- DATA EXCERPT
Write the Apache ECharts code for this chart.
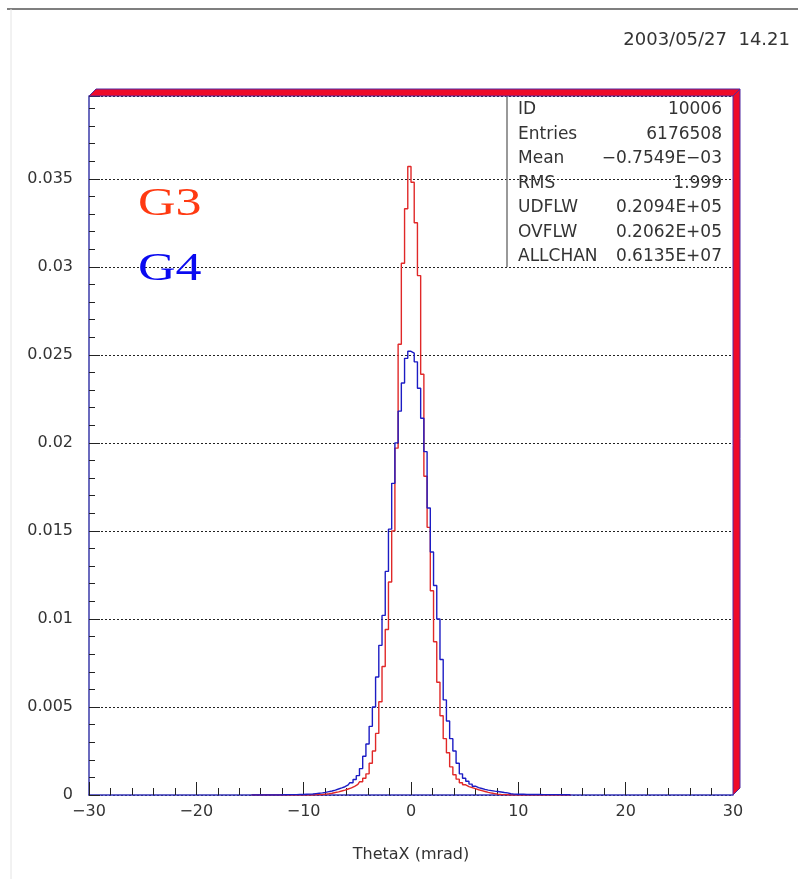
<!DOCTYPE html>
<html>
<head>
<meta charset="utf-8">
<script src="https://cdn.jsdelivr.net/npm/echarts@6/dist/echarts.min.js"></script>
<style>
  html, body { margin: 0; padding: 0; background: #fff; }
  #chart { width: 798px; height: 879px; }
</style>
</head>
<body>
<div id="chart"></div>
<script>
// histogram binning: 100 bins of 0.3 mrad from -15 to +15 (outside is empty)
const binMin = -15;
const binWidth = 0.3;

// G3 (red) bin contents
const g3 = [
  0, 0, 0, 0, 0, 0, 0, 0, 0, 0,
  0, 0, 0, 0, 0, 0, 0, 0, 0, 0,
  0.00001, 0.00002, 0.00003, 0.00005, 0.00007, 0.0001, 0.00014, 0.00018, 0.00023, 0.00028,
  0.00034, 0.0004, 0.00049, 0.0006, 0.00075, 0.00095, 0.0012, 0.0018, 0.0025, 0.0035,
  0.0053, 0.0073, 0.0094, 0.0121, 0.015, 0.0197, 0.0256, 0.0302, 0.0333, 0.0357,
  0.0348, 0.0325, 0.0295, 0.0239, 0.0181, 0.0152, 0.0116, 0.0087, 0.0064, 0.0045,
  0.0032, 0.0024, 0.0016, 0.00115, 0.0009, 0.0007, 0.00058, 0.00048, 0.00042, 0.00036,
  0.0003, 0.00025, 0.0002, 0.00015, 0.00011, 0.00008, 0.00005, 0.00003, 0.00002, 0.00001,
  0, 0, 0, 0, 0, 0, 0, 0, 0, 0,
  0, 0, 0, 0, 0, 0, 0, 0, 0, 0
];

// G4 (blue) bin contents
const g4 = [
  0, 0, 0, 0, 0, 0, 0, 0, 0, 0,
  0.00001, 0.00001, 0.00002, 0.00002, 0.00002, 0.00003, 0.00003, 0.00004, 0.00005, 0.00006,
  0.00008, 0.0001, 0.00012, 0.00015, 0.00019, 0.00023, 0.00028, 0.00034, 0.0004, 0.00047,
  0.00057, 0.0007, 0.00088, 0.0011, 0.0015, 0.0022, 0.0029, 0.0039, 0.005, 0.0067,
  0.0085, 0.0102, 0.0127, 0.0151, 0.0177, 0.02, 0.0218, 0.0234, 0.0248, 0.0252,
  0.0251, 0.0246, 0.0231, 0.0214, 0.0195, 0.0163, 0.0138, 0.0119, 0.01, 0.0077,
  0.0054, 0.0042, 0.0032, 0.0025, 0.0018, 0.0012, 0.00095, 0.00078, 0.00062, 0.0005,
  0.00042, 0.00037, 0.00032, 0.00028, 0.00025, 0.00022, 0.0002, 0.00017, 0.00014, 0.00012,
  0.00007, 0.00005, 0.00004, 0.00004, 0.00004, 0.00003, 0.00003, 0.00003, 0.00003, 0.00003,
  0.00002, 0.00002, 0.00002, 0.00002, 0.00002, 0.00002, 0.00001, 0.00001, 0.00001, 0.00001
];

const xRange = [-30, 30];
const yRange = [0, 0.0397];

const statLabels = ['ID', 'Entries', 'Mean', 'RMS', 'UDFLW', 'OVFLW', 'ALLCHAN'];
const statValues = ['10006', '6176508', '\u22120.7549E\u221203', '1.999', '0.2094E+05', '0.2062E+05', '0.6135E+07'];

const dateText = '2003/05/27  14.21';

// layout (pixels)
const W = 798, H = 879;
const L = 89, R = 733, T = 96, B = 795;
const depth = 7;

const toPairs = arr => arr.map((v, i) => [binMin + binWidth * (i + 0.5), v]);
const minus = v => String(v).replace('-', '\u2212');

const chart = echarts.init(document.getElementById('chart'), null, { renderer: 'canvas' });

const statGraphics = [];
statLabels.forEach((lab, i) => {
  const y = 110 + i * 24.5;
  statGraphics.push({
    type: 'text', x: 518, y: y, z: 50,
    style: { text: lab, font: '17px "DejaVu Sans"', fill: '#333', verticalAlign: 'middle', align: 'left' }
  });
  statGraphics.push({
    type: 'text', x: 722, y: y, z: 50,
    style: { text: statValues[i], font: '17px "DejaVu Sans"', fill: '#333', verticalAlign: 'middle', align: 'right' }
  });
});

const option = {
  animation: false,
  backgroundColor: '#fff',
  grid: { left: L, right: W - R, top: T, bottom: H - B, containLabel: false },
  xAxis: {
    type: 'value',
    min: xRange[0], max: xRange[1], interval: 10,
    name: 'ThetaX (mrad)',
    nameLocation: 'middle',
    nameGap: 52,
    nameTextStyle: { fontFamily: 'DejaVu Sans', fontSize: 16, color: '#333' },
    axisLine: { onZero: false, lineStyle: { color: '#3434b8', width: 1.5 } },
    axisTick: { inside: true, length: 13, lineStyle: { color: '#222' } },
    minorTick: { show: true, splitNumber: 5, length: 7, lineStyle: { color: '#222' } },
    axisLabel: { margin: 9, fontFamily: 'DejaVu Sans', fontSize: 16, color: '#333', formatter: minus },
    splitLine: { show: false }
  },
  yAxis: [
    {
      type: 'value',
      min: yRange[0], max: yRange[1], interval: 0.005,
      axisLine: { onZero: false, lineStyle: { color: '#3a3aa8', width: 1.5 } },
      axisTick: { inside: true, length: 11, lineStyle: { color: '#222' } },
      axisLabel: {
        margin: 16, fontFamily: 'DejaVu Sans', fontSize: 16, color: '#333',
        formatter: v => (v > 0.0375 ? '' : String(v))
      },
      splitLine: { show: true, lineStyle: { color: '#222', type: [2, 2], width: 1 } }
    },
    {
      // minor ticks every 0.001
      type: 'value', position: 'left',
      min: yRange[0], max: yRange[1], interval: 0.001,
      axisLine: { show: false, onZero: false },
      axisTick: { inside: true, length: 6, lineStyle: { color: '#222' } },
      axisLabel: { show: false },
      splitLine: { show: false }
    }
  ],
  series: [
    {
      name: 'G3', type: 'line', step: 'middle', data: toPairs(g3),
      symbol: 'none', lineStyle: { color: '#e02828', width: 1.4 }, z: 3
    },
    {
      name: 'G4', type: 'line', step: 'middle', data: toPairs(g4),
      symbol: 'none', lineStyle: { color: '#1c1cc4', width: 1.4 }, z: 4
    }
  ],
  graphic: [
    { type: 'line', z: 1, shape: { x1: 7, y1: 9, x2: W, y2: 9 }, style: { stroke: '#555', lineWidth: 1.5 } },
    { type: 'line', z: 1, shape: { x1: 11, y1: 9, x2: 11, y2: H }, style: { stroke: '#e4e4e4', lineWidth: 1 } },
    {
      type: 'text', x: 790, y: 40, z: 50,
      style: { text: dateText, font: '18px "DejaVu Sans"', fill: '#333', align: 'right', verticalAlign: 'middle' }
    },
    // 3D frame: top and right red bands
    {
      type: 'polygon', z: 60,
      shape: { points: [[L, T], [L + depth, T - depth], [R + depth, T - depth], [R, T]] },
      style: { fill: '#ee0a2a', stroke: '#5028a0', lineWidth: 1 }
    },
    {
      type: 'polygon', z: 60,
      shape: { points: [[R, T], [R + depth, T - depth], [R + depth, B - depth], [R, B]] },
      style: { fill: '#ee0a2a', stroke: '#5028a0', lineWidth: 1 }
    },
    // stats box left border
    { type: 'line', z: 50, shape: { x1: 507, y1: T, x2: 507, y2: 267 }, style: { stroke: '#777', lineWidth: 1.5 } },
    ...statGraphics,
    {
      type: 'text', x: 138, y: 204, z: 50, scaleX: 1.3,
      style: { text: 'G3', font: '40px "Liberation Serif"', fill: '#ff3a12', align: 'left', verticalAlign: 'middle' }
    },
    {
      type: 'text', x: 138, y: 269, z: 50, scaleX: 1.3,
      style: { text: 'G4', font: '40px "Liberation Serif"', fill: '#0a0af0', align: 'left', verticalAlign: 'middle' }
    }
  ]
};

chart.setOption(option);
</script>
</body>
</html>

- DIRECTION
Every line from the start of the listing above through the line with "const binWidth = 0.3;" should be repeated exactly; skip the pictures and add nothing else.

- ANSWER TO THE TASK
Write the Apache ECharts code for this chart.
<!DOCTYPE html>
<html>
<head>
<meta charset="utf-8">
<script src="https://cdn.jsdelivr.net/npm/echarts@6/dist/echarts.min.js"></script>
<style>
  html, body { margin: 0; padding: 0; background: #fff; }
  #chart { width: 798px; height: 879px; }
</style>
</head>
<body>
<div id="chart"></div>
<script>
// histogram binning: 100 bins of 0.3 mrad from -15 to +15 (outside is empty)
const binMin = -15;
const binWidth = 0.3;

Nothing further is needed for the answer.